Exercise task =>
Find and copy every line in the records that includes the string "with".
━━━━━ Available data ━━━━━
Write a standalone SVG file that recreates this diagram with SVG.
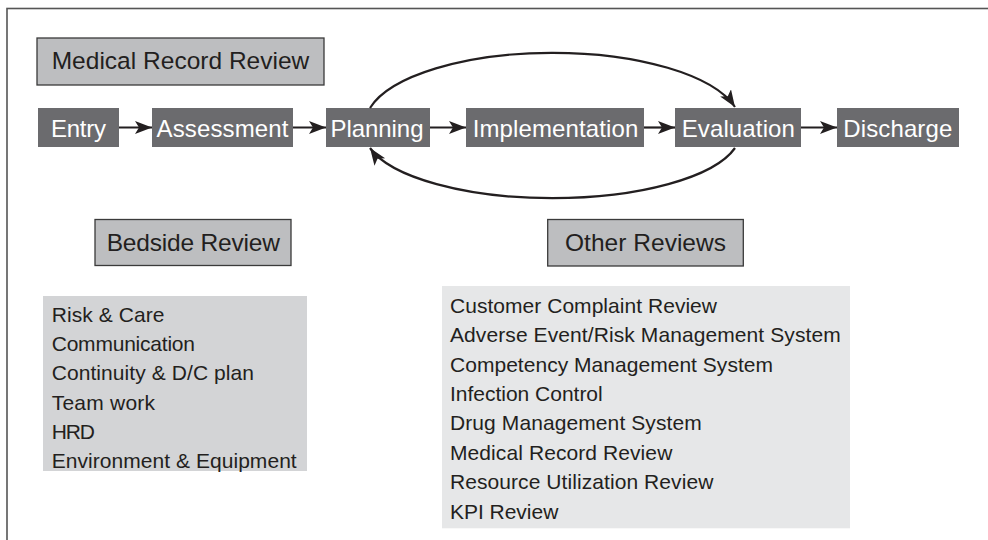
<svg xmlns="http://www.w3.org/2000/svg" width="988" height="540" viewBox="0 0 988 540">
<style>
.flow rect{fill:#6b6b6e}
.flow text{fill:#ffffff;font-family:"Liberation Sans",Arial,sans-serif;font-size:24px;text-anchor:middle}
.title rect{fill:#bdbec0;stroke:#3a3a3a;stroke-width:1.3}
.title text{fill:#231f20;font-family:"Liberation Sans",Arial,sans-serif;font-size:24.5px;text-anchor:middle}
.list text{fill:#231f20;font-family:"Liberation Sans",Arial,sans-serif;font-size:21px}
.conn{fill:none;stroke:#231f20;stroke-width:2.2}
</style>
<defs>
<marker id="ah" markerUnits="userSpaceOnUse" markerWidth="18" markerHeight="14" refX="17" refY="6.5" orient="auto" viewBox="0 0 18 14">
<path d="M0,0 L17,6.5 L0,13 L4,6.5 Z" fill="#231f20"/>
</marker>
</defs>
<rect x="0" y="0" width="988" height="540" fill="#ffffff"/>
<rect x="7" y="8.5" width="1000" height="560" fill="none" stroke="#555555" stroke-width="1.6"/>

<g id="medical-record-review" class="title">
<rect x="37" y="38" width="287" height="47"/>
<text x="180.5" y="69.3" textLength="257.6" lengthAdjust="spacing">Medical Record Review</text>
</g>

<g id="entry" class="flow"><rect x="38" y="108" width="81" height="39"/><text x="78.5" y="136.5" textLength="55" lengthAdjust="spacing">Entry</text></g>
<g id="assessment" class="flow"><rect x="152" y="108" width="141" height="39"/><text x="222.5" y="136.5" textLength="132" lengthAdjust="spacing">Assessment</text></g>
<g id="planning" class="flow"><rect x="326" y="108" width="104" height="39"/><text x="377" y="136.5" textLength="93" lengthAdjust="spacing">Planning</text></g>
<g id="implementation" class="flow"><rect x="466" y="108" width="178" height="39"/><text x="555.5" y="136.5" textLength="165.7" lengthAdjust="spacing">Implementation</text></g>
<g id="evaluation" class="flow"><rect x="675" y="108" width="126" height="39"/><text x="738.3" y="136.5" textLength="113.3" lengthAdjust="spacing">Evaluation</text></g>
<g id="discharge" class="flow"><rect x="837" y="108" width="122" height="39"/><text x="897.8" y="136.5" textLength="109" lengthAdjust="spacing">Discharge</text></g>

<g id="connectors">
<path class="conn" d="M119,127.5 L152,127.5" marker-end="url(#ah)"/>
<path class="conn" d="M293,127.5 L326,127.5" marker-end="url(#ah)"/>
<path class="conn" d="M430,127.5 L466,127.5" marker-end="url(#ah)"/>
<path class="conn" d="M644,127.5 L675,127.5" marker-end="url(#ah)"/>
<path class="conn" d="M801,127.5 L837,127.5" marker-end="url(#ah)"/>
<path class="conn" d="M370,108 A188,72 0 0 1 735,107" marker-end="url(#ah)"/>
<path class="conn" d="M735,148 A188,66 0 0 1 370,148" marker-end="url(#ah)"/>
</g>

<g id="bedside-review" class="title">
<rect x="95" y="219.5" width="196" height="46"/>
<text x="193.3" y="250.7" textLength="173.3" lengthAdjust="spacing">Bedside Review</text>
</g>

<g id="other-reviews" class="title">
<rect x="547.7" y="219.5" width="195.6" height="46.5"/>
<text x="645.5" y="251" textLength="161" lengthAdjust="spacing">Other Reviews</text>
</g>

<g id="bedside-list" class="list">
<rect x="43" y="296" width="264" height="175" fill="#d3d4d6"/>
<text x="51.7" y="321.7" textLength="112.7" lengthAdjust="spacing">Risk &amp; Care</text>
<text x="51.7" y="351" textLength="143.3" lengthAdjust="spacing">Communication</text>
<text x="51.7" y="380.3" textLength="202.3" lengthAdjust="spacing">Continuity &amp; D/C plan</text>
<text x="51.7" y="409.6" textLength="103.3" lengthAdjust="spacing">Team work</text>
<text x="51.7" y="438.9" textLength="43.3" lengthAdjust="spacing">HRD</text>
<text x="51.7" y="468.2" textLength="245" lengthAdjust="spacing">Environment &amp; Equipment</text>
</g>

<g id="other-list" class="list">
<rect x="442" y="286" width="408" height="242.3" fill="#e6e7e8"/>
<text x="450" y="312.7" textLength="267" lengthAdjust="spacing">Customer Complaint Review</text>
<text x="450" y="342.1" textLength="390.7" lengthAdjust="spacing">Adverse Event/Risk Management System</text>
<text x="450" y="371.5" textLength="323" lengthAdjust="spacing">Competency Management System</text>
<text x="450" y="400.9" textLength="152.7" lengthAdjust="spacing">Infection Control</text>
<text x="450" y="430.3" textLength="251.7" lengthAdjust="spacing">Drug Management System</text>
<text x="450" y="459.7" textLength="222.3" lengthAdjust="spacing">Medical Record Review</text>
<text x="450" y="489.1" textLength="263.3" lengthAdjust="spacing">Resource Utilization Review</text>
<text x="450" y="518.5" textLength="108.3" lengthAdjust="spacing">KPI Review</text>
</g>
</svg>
━━━━━
━━━━━ Available data ━━━━━
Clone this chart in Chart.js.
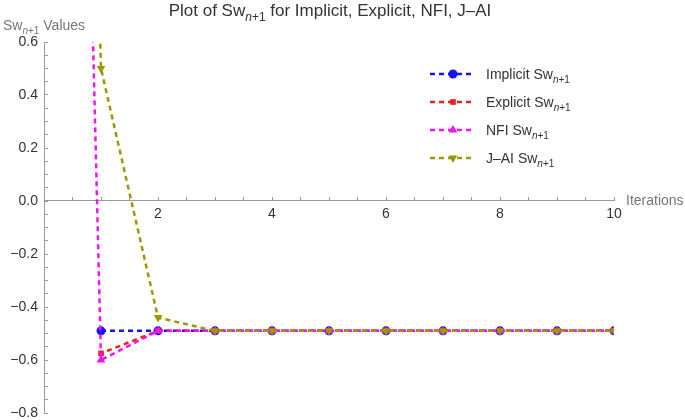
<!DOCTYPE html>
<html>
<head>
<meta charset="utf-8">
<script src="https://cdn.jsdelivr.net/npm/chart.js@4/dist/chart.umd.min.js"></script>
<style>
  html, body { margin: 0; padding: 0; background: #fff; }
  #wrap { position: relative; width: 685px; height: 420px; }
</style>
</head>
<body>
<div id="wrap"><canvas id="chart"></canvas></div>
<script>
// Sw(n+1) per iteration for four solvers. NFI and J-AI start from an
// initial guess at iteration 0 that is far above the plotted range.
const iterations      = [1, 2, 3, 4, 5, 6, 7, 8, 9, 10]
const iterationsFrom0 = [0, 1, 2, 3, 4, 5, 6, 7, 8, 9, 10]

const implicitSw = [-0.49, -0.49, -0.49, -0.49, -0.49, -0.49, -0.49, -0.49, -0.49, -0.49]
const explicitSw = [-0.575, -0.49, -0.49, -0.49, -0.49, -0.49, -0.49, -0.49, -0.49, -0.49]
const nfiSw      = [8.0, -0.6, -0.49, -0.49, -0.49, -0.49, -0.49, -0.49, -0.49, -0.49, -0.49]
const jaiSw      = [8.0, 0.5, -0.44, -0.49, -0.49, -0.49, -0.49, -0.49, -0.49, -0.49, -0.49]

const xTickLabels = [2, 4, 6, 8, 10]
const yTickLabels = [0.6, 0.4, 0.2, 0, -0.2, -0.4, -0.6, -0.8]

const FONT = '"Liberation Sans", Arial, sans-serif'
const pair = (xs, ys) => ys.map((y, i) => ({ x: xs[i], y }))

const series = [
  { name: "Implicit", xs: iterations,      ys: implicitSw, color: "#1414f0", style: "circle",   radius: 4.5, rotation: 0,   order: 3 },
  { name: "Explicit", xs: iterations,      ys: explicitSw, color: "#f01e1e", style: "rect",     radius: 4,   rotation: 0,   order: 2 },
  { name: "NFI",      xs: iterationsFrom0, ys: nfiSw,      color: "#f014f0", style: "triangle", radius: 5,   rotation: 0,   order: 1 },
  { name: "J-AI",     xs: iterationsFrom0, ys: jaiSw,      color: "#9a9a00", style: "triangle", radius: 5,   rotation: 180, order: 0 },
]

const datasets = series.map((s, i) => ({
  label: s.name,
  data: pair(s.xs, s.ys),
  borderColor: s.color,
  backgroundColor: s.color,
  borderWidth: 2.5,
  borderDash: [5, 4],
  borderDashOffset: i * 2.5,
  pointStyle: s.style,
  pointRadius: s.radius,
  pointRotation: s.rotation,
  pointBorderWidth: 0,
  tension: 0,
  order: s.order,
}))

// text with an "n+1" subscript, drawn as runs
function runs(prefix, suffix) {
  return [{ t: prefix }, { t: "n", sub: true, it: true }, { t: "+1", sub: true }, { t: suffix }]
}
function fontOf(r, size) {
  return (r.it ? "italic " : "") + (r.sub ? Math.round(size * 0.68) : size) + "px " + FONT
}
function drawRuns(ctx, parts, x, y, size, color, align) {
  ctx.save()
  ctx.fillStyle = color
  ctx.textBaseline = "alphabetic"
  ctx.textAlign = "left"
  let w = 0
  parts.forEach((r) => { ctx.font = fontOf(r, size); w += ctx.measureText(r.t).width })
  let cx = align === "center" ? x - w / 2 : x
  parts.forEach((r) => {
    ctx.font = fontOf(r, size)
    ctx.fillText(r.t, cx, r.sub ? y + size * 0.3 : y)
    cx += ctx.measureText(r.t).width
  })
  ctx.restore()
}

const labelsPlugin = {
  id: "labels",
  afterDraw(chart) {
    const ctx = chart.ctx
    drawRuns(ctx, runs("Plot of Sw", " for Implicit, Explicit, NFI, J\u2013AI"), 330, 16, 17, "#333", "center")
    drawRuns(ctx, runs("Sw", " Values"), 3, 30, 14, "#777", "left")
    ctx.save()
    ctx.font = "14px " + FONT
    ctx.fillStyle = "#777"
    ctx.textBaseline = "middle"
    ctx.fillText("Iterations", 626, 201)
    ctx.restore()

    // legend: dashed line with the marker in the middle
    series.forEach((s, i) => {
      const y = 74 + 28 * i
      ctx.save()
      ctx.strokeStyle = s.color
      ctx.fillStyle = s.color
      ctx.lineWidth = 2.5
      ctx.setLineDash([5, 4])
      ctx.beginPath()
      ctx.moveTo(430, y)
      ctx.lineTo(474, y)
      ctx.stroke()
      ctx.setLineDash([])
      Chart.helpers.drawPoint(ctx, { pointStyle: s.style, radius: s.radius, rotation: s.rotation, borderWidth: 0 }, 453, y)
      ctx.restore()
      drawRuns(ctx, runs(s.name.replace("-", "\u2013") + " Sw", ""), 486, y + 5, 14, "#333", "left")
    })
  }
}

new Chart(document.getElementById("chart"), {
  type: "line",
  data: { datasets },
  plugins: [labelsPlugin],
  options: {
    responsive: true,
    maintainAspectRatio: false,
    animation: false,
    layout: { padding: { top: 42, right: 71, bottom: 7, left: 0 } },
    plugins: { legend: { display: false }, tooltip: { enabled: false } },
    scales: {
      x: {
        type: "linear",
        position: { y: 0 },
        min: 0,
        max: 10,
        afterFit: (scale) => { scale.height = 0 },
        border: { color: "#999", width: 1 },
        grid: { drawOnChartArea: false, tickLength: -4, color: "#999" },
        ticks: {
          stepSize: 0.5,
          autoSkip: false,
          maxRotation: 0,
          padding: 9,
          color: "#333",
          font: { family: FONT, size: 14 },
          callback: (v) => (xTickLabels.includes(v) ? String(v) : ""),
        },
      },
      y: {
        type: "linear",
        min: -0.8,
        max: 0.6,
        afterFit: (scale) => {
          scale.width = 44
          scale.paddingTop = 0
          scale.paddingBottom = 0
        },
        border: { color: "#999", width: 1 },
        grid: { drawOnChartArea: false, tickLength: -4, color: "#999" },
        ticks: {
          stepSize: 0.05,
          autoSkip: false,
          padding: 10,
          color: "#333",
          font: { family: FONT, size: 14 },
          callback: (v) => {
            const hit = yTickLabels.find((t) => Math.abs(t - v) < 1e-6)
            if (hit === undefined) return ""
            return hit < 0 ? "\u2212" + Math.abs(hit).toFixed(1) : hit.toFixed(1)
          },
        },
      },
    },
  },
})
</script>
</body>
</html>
━━━━━
Task solution =>
Write a standalone SVG file that recreates this diagram with SVG.
// text with an "n+1" subscript, drawn as runs
    // legend: dashed line with the marker in the middle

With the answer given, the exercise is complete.